> **Task details**: Find the number of lines containing the string "uses" in the data. Answer with the number by itself.

::: Working data :::

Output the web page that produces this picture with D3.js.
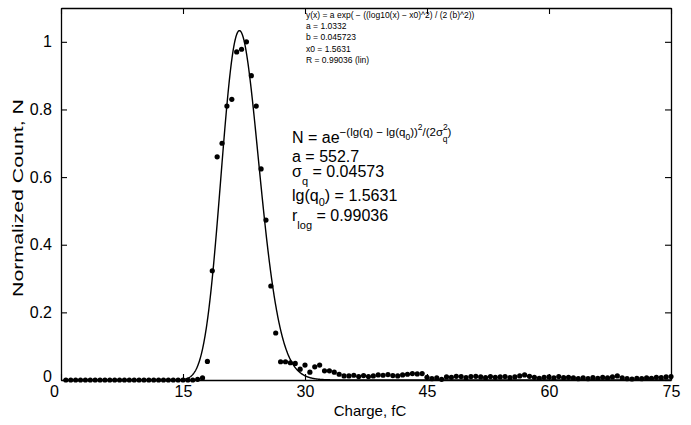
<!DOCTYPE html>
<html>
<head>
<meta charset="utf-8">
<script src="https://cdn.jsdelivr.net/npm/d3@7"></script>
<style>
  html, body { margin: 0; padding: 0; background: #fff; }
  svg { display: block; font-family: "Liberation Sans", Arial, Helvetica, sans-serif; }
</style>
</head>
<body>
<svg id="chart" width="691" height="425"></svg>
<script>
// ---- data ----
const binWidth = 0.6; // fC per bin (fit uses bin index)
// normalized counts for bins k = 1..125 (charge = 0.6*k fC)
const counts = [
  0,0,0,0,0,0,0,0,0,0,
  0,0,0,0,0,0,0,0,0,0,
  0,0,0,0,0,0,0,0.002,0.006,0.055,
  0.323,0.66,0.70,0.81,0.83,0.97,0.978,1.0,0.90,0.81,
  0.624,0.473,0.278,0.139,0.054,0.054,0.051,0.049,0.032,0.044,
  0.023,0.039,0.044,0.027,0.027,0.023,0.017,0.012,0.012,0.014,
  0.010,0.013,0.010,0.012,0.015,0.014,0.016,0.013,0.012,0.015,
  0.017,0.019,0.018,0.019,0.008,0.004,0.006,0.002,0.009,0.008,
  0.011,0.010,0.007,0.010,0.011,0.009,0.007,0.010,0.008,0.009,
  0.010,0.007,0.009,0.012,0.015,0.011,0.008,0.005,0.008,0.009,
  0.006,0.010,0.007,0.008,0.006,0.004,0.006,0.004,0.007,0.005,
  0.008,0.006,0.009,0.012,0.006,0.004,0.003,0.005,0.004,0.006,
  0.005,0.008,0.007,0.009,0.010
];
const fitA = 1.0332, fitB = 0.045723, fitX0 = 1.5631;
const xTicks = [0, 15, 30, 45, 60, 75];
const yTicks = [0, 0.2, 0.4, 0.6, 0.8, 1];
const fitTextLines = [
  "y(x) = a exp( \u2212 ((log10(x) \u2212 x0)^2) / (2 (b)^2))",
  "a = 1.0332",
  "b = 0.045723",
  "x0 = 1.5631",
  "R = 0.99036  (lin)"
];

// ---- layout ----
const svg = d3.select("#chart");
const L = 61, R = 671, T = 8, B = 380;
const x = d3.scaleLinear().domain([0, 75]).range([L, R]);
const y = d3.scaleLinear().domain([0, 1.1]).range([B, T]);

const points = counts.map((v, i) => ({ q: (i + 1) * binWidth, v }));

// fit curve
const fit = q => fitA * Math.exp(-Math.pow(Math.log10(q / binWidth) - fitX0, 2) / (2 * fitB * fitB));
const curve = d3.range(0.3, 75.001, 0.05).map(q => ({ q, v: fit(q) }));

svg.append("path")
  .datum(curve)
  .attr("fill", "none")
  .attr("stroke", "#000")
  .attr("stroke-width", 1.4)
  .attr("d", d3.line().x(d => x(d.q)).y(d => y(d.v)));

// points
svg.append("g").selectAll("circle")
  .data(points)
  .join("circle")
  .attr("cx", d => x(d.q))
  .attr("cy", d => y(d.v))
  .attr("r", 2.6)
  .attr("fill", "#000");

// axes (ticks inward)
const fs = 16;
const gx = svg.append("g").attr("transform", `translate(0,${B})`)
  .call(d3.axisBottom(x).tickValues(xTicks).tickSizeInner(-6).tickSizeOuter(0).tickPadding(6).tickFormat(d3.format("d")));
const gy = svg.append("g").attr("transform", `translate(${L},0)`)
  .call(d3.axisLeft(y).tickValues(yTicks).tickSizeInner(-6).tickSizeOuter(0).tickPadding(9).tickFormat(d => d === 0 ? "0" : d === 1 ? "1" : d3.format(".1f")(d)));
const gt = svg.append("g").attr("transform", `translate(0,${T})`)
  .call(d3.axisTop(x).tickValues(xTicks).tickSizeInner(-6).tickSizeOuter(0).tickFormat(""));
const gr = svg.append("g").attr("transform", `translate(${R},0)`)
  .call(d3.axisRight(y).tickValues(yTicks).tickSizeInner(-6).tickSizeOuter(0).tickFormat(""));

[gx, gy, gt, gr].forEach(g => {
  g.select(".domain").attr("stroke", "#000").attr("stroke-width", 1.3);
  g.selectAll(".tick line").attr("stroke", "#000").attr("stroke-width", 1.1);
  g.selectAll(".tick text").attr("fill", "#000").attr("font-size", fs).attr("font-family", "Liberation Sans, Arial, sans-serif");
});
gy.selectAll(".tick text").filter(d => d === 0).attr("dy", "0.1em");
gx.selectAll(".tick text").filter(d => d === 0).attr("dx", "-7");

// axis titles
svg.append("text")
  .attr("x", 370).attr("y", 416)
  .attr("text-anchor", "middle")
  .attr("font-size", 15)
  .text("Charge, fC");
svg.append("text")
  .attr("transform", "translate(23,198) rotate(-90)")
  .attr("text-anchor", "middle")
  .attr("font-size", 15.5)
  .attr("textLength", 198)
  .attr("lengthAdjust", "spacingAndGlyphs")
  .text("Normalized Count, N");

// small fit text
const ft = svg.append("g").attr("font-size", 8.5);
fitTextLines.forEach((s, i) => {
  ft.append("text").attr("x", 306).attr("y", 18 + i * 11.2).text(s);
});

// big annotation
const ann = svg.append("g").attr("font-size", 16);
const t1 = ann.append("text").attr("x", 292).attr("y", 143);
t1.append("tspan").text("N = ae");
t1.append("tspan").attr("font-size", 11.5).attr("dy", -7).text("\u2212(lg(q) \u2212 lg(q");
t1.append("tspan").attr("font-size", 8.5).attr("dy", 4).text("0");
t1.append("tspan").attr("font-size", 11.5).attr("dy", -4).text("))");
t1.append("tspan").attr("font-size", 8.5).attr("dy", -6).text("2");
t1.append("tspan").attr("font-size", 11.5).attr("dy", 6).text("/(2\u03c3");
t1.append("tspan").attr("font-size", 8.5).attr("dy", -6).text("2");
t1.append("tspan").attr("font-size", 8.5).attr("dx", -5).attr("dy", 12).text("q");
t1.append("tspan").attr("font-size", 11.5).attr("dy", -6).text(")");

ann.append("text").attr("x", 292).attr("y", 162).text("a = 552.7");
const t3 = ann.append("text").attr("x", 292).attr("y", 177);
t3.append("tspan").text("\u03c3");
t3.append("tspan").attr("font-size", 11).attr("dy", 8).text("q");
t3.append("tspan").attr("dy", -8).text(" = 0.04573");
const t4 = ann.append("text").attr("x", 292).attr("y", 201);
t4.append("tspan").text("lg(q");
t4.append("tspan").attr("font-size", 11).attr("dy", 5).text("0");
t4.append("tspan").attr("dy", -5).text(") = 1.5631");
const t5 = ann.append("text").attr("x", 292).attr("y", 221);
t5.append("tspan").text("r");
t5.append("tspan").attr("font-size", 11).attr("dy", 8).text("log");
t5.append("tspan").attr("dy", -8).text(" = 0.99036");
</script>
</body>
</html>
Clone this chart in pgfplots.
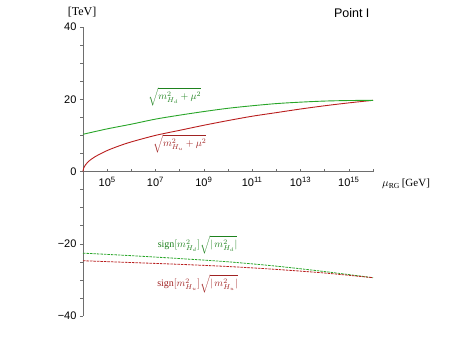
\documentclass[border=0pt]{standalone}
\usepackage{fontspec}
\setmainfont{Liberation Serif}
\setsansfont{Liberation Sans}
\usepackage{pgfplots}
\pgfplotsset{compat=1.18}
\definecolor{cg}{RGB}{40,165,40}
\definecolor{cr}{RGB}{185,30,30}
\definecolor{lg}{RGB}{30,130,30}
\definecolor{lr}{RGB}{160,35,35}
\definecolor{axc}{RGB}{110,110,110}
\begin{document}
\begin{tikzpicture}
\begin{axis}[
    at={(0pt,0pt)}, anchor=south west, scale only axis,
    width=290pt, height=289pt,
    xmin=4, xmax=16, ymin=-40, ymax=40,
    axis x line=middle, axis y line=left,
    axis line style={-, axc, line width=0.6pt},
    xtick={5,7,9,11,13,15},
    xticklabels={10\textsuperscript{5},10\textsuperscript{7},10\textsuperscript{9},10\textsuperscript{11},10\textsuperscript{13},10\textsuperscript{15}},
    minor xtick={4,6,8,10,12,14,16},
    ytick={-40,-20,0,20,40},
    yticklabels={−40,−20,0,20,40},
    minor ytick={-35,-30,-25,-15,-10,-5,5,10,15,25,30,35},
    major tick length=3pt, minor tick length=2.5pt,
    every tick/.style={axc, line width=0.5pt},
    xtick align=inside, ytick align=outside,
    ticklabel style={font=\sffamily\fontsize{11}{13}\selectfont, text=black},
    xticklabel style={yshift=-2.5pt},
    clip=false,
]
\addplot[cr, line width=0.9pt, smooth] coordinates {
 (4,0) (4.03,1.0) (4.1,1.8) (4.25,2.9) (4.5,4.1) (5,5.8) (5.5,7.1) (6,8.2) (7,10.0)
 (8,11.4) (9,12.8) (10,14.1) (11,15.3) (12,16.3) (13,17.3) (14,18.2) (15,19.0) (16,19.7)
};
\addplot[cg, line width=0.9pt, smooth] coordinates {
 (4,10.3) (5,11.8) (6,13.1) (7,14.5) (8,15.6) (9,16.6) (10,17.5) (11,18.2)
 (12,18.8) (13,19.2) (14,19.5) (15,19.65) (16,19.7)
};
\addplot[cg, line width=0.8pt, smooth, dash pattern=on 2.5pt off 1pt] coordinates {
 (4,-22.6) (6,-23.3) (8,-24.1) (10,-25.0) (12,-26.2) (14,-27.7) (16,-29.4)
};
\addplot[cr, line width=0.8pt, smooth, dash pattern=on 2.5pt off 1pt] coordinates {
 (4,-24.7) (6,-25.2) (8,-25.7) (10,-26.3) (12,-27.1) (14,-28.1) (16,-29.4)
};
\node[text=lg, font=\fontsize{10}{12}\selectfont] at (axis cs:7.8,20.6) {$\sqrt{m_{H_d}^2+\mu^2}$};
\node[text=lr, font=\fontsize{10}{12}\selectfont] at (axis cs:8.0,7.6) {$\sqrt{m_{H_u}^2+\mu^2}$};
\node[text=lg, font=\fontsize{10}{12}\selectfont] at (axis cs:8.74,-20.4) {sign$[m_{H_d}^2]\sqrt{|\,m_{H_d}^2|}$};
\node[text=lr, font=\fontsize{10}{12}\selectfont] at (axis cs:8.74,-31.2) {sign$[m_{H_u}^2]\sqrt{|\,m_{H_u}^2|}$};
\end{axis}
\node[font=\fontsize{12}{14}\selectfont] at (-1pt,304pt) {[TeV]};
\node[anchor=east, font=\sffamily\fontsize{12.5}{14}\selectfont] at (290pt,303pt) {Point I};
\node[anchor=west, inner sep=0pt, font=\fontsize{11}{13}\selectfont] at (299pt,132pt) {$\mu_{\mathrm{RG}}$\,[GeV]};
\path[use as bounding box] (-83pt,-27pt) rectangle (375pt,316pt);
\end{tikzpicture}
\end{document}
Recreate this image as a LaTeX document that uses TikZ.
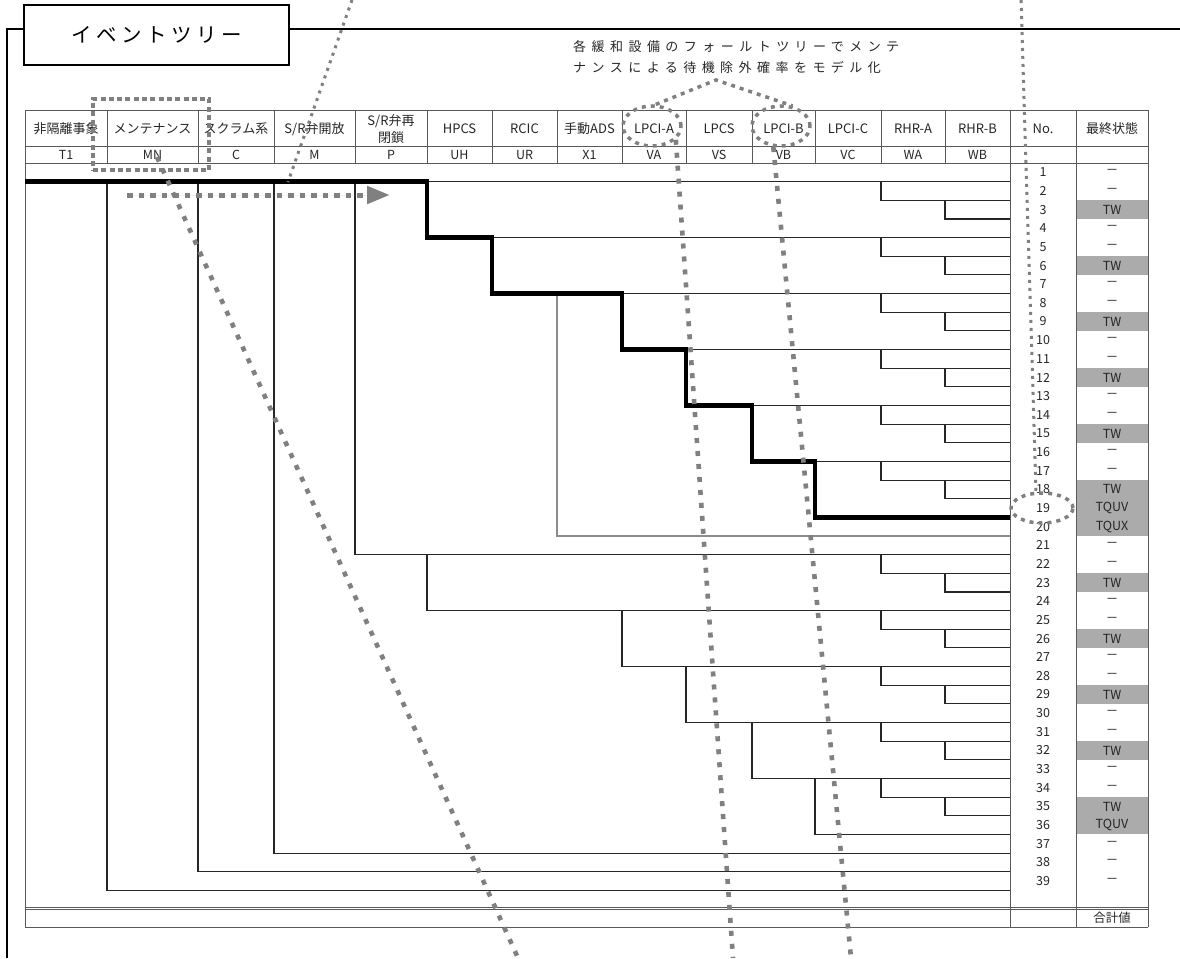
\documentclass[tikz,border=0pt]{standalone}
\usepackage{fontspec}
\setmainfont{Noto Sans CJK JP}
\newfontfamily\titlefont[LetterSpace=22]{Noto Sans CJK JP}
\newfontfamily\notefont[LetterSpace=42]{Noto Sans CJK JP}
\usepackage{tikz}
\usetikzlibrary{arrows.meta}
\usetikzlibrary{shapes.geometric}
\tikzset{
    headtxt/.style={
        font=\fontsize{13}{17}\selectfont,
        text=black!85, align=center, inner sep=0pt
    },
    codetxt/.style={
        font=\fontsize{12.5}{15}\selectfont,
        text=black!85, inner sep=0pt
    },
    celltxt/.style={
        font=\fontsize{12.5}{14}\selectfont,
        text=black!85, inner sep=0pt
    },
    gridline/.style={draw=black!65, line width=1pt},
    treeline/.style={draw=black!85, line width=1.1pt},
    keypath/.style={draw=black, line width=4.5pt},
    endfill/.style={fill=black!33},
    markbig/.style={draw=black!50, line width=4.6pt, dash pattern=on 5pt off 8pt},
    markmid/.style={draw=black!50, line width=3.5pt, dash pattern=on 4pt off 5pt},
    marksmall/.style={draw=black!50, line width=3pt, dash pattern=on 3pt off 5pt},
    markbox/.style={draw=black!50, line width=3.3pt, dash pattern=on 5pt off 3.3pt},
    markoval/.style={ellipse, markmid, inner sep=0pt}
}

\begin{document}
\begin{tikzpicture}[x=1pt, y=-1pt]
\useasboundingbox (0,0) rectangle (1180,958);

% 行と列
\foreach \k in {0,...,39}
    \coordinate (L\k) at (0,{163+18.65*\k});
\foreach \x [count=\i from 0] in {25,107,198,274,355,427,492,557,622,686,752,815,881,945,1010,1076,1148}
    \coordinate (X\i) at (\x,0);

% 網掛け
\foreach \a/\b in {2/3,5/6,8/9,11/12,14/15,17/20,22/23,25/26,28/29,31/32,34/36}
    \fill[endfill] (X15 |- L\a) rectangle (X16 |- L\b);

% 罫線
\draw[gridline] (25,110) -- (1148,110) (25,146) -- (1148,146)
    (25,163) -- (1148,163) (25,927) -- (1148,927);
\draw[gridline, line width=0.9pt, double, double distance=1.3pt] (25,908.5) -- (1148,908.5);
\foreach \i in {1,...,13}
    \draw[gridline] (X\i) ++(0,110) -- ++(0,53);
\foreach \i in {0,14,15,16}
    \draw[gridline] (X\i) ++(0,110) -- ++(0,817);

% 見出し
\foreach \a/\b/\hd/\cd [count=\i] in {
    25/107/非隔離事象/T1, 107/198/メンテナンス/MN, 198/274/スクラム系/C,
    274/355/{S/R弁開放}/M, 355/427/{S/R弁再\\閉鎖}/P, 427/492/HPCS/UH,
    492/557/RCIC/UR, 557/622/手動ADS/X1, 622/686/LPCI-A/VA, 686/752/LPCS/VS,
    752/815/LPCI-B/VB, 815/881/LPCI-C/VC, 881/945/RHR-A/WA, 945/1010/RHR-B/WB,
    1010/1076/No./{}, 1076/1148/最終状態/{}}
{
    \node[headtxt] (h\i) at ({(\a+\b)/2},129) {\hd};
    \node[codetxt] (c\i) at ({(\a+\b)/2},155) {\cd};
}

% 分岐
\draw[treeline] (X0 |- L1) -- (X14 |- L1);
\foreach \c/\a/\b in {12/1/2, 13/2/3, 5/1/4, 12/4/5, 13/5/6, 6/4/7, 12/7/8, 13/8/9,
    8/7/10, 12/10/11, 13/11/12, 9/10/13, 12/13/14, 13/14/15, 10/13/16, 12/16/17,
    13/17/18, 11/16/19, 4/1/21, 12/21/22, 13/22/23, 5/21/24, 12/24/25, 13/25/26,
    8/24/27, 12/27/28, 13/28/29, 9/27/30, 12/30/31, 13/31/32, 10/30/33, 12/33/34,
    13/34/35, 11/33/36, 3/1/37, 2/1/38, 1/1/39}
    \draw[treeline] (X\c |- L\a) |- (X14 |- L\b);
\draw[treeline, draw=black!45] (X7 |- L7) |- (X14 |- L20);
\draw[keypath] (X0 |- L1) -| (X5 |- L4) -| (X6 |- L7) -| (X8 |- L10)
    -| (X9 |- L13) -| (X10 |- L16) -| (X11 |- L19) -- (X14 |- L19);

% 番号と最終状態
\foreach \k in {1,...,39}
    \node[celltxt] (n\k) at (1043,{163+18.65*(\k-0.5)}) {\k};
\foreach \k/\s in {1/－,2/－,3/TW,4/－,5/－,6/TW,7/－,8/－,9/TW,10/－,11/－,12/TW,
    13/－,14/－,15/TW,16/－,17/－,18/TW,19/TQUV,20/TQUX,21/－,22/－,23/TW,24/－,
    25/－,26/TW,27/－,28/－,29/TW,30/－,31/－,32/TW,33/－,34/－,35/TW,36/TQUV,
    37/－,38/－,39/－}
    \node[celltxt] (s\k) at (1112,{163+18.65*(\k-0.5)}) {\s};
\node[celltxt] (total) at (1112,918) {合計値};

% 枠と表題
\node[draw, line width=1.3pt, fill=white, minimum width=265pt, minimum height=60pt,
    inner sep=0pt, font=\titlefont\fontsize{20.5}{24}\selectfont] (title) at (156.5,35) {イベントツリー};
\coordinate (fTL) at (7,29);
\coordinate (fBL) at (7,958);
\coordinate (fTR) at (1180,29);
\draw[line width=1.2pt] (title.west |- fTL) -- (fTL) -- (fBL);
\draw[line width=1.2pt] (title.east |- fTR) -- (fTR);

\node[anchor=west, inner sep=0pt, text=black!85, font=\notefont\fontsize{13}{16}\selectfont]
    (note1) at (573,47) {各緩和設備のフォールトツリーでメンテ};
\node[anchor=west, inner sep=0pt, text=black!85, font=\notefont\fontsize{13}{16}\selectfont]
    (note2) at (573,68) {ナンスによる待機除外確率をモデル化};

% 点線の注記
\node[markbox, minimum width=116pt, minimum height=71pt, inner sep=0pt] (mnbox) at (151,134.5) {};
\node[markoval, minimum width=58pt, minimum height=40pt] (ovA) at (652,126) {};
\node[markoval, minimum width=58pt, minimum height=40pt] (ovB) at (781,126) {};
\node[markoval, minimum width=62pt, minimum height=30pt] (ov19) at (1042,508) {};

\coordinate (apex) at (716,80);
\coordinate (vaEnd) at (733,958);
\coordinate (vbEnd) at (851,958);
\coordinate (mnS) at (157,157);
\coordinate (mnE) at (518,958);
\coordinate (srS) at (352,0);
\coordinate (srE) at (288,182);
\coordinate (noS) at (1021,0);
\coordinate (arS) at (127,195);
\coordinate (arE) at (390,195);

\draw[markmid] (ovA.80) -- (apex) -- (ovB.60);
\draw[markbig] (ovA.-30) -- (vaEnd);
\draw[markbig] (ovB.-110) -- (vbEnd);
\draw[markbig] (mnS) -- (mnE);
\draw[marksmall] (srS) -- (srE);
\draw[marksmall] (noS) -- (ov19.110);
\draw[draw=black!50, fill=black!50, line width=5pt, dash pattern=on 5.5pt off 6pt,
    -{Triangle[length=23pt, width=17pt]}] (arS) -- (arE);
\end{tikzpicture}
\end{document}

:::

> **Solution below**: 2